◆ **SUPPLIED DATA**
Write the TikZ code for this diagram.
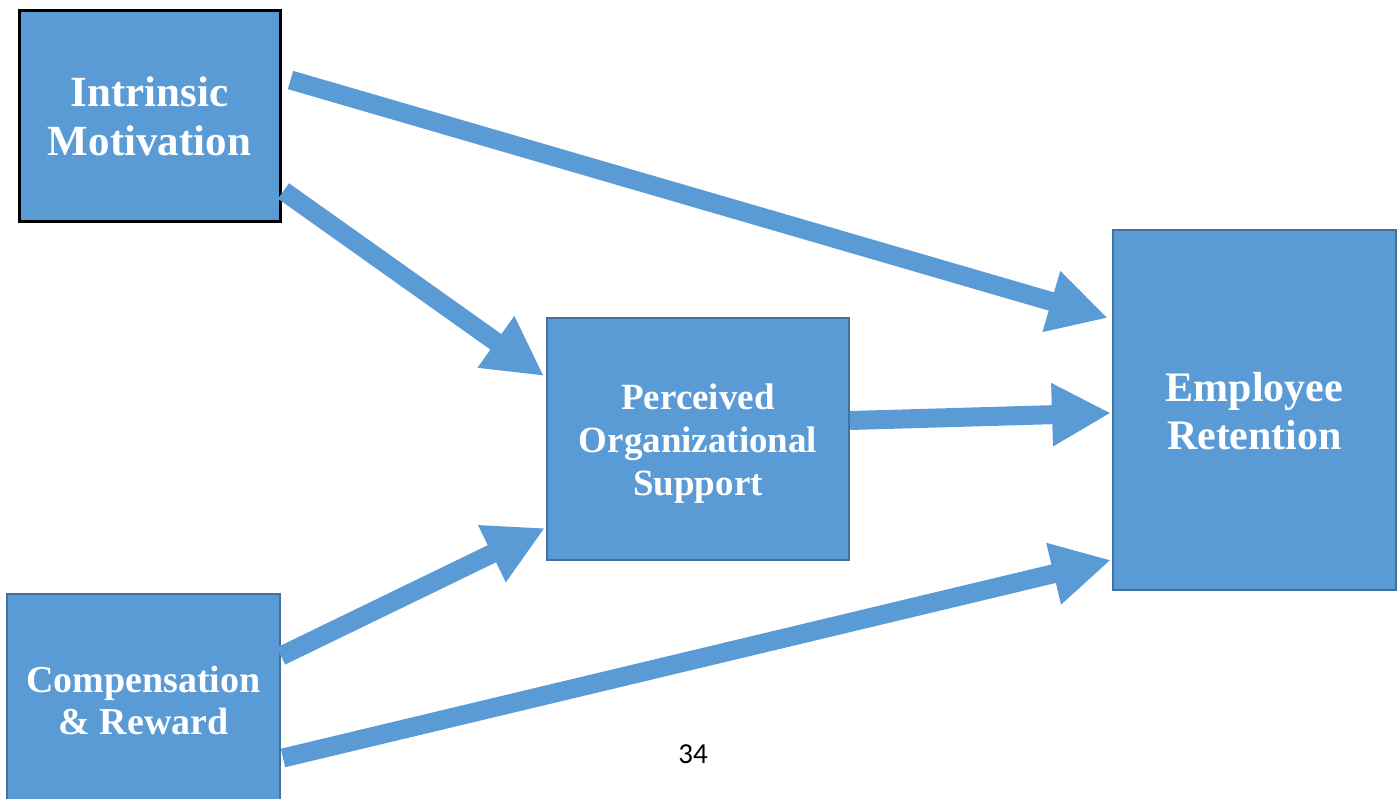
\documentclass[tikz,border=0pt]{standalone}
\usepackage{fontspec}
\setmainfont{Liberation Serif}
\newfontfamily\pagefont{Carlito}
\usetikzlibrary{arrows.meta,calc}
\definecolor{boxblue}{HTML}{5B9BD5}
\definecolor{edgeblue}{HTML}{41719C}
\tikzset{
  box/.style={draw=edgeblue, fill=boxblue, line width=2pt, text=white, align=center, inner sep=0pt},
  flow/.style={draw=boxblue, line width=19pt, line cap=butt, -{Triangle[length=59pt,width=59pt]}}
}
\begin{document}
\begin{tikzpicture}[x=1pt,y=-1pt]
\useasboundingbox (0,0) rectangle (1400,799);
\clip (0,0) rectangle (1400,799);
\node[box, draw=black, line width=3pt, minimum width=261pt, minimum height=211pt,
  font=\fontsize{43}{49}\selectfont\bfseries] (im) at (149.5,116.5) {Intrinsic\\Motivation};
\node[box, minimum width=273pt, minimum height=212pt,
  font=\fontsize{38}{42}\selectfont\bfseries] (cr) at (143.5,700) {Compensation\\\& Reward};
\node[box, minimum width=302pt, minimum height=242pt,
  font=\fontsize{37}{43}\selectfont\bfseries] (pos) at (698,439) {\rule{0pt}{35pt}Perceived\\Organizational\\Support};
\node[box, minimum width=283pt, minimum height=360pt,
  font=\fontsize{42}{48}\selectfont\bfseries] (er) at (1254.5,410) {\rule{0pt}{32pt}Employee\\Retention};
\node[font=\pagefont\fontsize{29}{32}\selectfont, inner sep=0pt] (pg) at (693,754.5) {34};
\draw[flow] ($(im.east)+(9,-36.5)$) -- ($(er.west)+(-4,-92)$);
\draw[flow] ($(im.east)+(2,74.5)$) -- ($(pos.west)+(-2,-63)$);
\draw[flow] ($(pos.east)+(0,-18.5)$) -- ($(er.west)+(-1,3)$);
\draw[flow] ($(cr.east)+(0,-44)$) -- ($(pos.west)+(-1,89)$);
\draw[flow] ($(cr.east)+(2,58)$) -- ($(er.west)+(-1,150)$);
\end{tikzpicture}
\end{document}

◆ **WHAT YOU SHOULD DO**
Repeat verbatim all the material, but not the pictures.

◆ **EXERCISE RESULT**
Write the TikZ code for this diagram.
\documentclass[tikz,border=0pt]{standalone}
\usepackage{fontspec}
\setmainfont{Liberation Serif}
\newfontfamily\pagefont{Carlito}
\usetikzlibrary{arrows.meta,calc}
\definecolor{boxblue}{HTML}{5B9BD5}
\definecolor{edgeblue}{HTML}{41719C}
\tikzset{
  box/.style={draw=edgeblue, fill=boxblue, line width=2pt, text=white, align=center, inner sep=0pt},
  flow/.style={draw=boxblue, line width=19pt, line cap=butt, -{Triangle[length=59pt,width=59pt]}}
}
\begin{document}
\begin{tikzpicture}[x=1pt,y=-1pt]
\useasboundingbox (0,0) rectangle (1400,799);
\clip (0,0) rectangle (1400,799);
\node[box, draw=black, line width=3pt, minimum width=261pt, minimum height=211pt,
  font=\fontsize{43}{49}\selectfont\bfseries] (im) at (149.5,116.5) {Intrinsic\\Motivation};
\node[box, minimum width=273pt, minimum height=212pt,
  font=\fontsize{38}{42}\selectfont\bfseries] (cr) at (143.5,700) {Compensation\\\& Reward};
\node[box, minimum width=302pt, minimum height=242pt,
  font=\fontsize{37}{43}\selectfont\bfseries] (pos) at (698,439) {\rule{0pt}{35pt}Perceived\\Organizational\\Support};
\node[box, minimum width=283pt, minimum height=360pt,
  font=\fontsize{42}{48}\selectfont\bfseries] (er) at (1254.5,410) {\rule{0pt}{32pt}Employee\\Retention};
\node[font=\pagefont\fontsize{29}{32}\selectfont, inner sep=0pt] (pg) at (693,754.5) {34};
\draw[flow] ($(im.east)+(9,-36.5)$) -- ($(er.west)+(-4,-92)$);
\draw[flow] ($(im.east)+(2,74.5)$) -- ($(pos.west)+(-2,-63)$);
\draw[flow] ($(pos.east)+(0,-18.5)$) -- ($(er.west)+(-1,3)$);
\draw[flow] ($(cr.east)+(0,-44)$) -- ($(pos.west)+(-1,89)$);
\draw[flow] ($(cr.east)+(2,58)$) -- ($(er.west)+(-1,150)$);
\end{tikzpicture}
\end{document}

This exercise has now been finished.